※この展覧会は終了しました。
札幌芸術の森美術館コレクション選
1925 胡蝶園とその時代の画家たち
1925(大正14)年は、北海道における大規模な美術団体、北海道美術協会が立ち上げられ、公募展覧会(通称、道展)が開催された記念すべき年です。その立ち上げの拠点となったのが中島公園に構えられた胡蝶園と呼ばれる本間紹夫(1902〜1967)の別荘でした。
本間は、画家たちの交流の場として自邸を提供し、自身もまた道展の設立に大きく寄与しました。
これまで文献や写真資料で語られることが多かった胡蝶園ですが、近年、本間家に遺されていた本間紹夫撮影の9.5mmフィルム映像の中に、胡蝶園を映したものが発見されました。そこには、大正末期から昭和初期にかけての中島公園の様子が生き生きと映し出されています。
本展は、本間紹夫撮影の9.5mmフィルムをデジタル化した8編の映像とともに、色紙や折帖、道展設立に寄与した画家たちの絵画(当館所蔵)によって、胡蝶園を舞台に繰り広げられた1925年前後の北海道画壇の様子を垣間見ようとするものです。
◆◆本展の見どころ◆◆
◆本間紹夫と胡蝶園
写真資料や、田上義也(1899〜1991)による胡蝶園改築図面(複製)などを通して、胡蝶園の全体像をみていきます。
◆9.5mmフィルム映像
本間紹夫は、フランスのパテ社製「Pathé Baby(パテ・ベビー)」と呼ばれる映写機、フィルムの入ったトランクケースを所有していました。
家族との仲むつまじい様子とともに、胡蝶園(中島公園)をはじめ、定山渓や東京・立川など様々な地で本間が目にした光景が収められており、当時を知る上でも資料的価値の高い映像となっています。
南俊輔氏の手によって8編の映像がデジタル化しており、現在も残りの映像のデジタル化を進めています。
本展では8編をまとめて常時上映しております。
◆色紙絵、折帖
画家仲間が胡蝶園や旅行先で描いた色紙絵には、似顔絵や宴の様子が描かれています。
中村善策、前田政雄らが描いた本間紹夫や本間家の人々、画家仲間たちは、当時の盛り上がりをそのまま絵筆に載せています。

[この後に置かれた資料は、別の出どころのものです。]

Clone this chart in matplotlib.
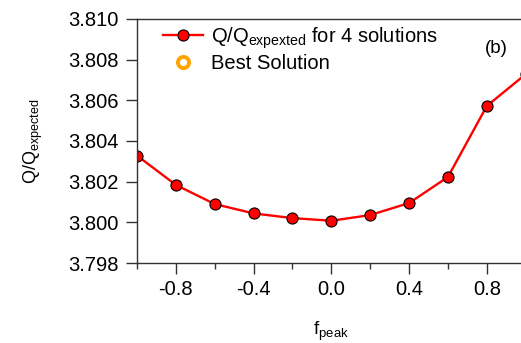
import matplotlib.pyplot as plt
from matplotlib.ticker import MultipleLocator

plt.rcParams['font.family'] = ['Liberation Sans', 'DejaVu Sans']

# Q/Q_expected as a function of f_peak
f_peak = [-1.0, -0.8, -0.6, -0.4, -0.2, 0.0, 0.2, 0.4, 0.6, 0.8, 1.0]
q_ratio = [3.80328, 3.80184, 3.80090, 3.80044, 3.80021, 3.80008,
           3.80036, 3.80095, 3.80223, 3.80572, 3.80728]

x_ticks = [-0.8, -0.4, 0.0, 0.4, 0.8]
y_ticks = [3.798, 3.800, 3.802, 3.804, 3.806, 3.808, 3.810]

fig = plt.figure(figsize=(5.21, 3.43), dpi=100)
ax = fig.add_axes([0.263, 0.233, 0.746, 0.712])

ax.plot(f_peak, q_ratio, color='red', lw=1.7, marker='o', ms=8,
        mfc='red', mec='black', mew=0.8,
        label=r'Q/Q$_{\mathregular{expexted}}$ for 4 solutions')
ax.plot([], [], ls='none', marker='o', ms=8, mfc='none', mec='orange',
        mew=2.8, label='Best Solution')

ax.set_xlim(-1.0, 1.0)
ax.set_ylim(3.798, 3.810)
ax.set_xticks(x_ticks)
ax.set_xticklabels(['%.1f' % v for v in x_ticks])
ax.xaxis.set_minor_locator(MultipleLocator(0.2))
ax.set_yticks(y_ticks)
ax.set_yticklabels(['%.3f' % v for v in y_ticks])

ax.tick_params(axis='both', which='major', direction='out', length=8,
               width=1, color='#333333', labelsize=14.5)
ax.tick_params(axis='x', which='minor', direction='out', length=4.5,
               width=1, color='#333333')
ax.tick_params(axis='x', which='major', pad=4)
ax.tick_params(axis='y', which='major', pad=5)
for s in ax.spines.values():
    s.set_color('#333333')
    s.set_linewidth(1)

ax.set_xlabel(r'f$_{\mathregular{peak}}$', fontsize=13.5, labelpad=15)
ax.set_ylabel(r'Q/Q$_{\mathregular{expected}}$', fontsize=13, labelpad=17)

ax.text(0.895, 0.86, '(b)', transform=ax.transAxes, fontsize=13.5)
ax.legend(loc='upper left', bbox_to_anchor=(0.025, 1.04), frameon=False,
          fontsize=14.5, handlelength=2.0, handletextpad=0.4,
          labelspacing=0.15, borderpad=0.3)

fig.savefig('out.png', dpi=100)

折帖には、道展創立に寄与した画家たちが水彩画や墨画が収められています。
◆絵画(当館所蔵)
上野山清貢、中村善策など本間と親交の深かった画家たちによる絵画を7点出品しています。
また、会場内では彩京堂(https://www.8mmdvd.net/)による本展映像の色加工を施したものも合わせて上映しています。
※本展の写真撮影および録画は固くお断りしております。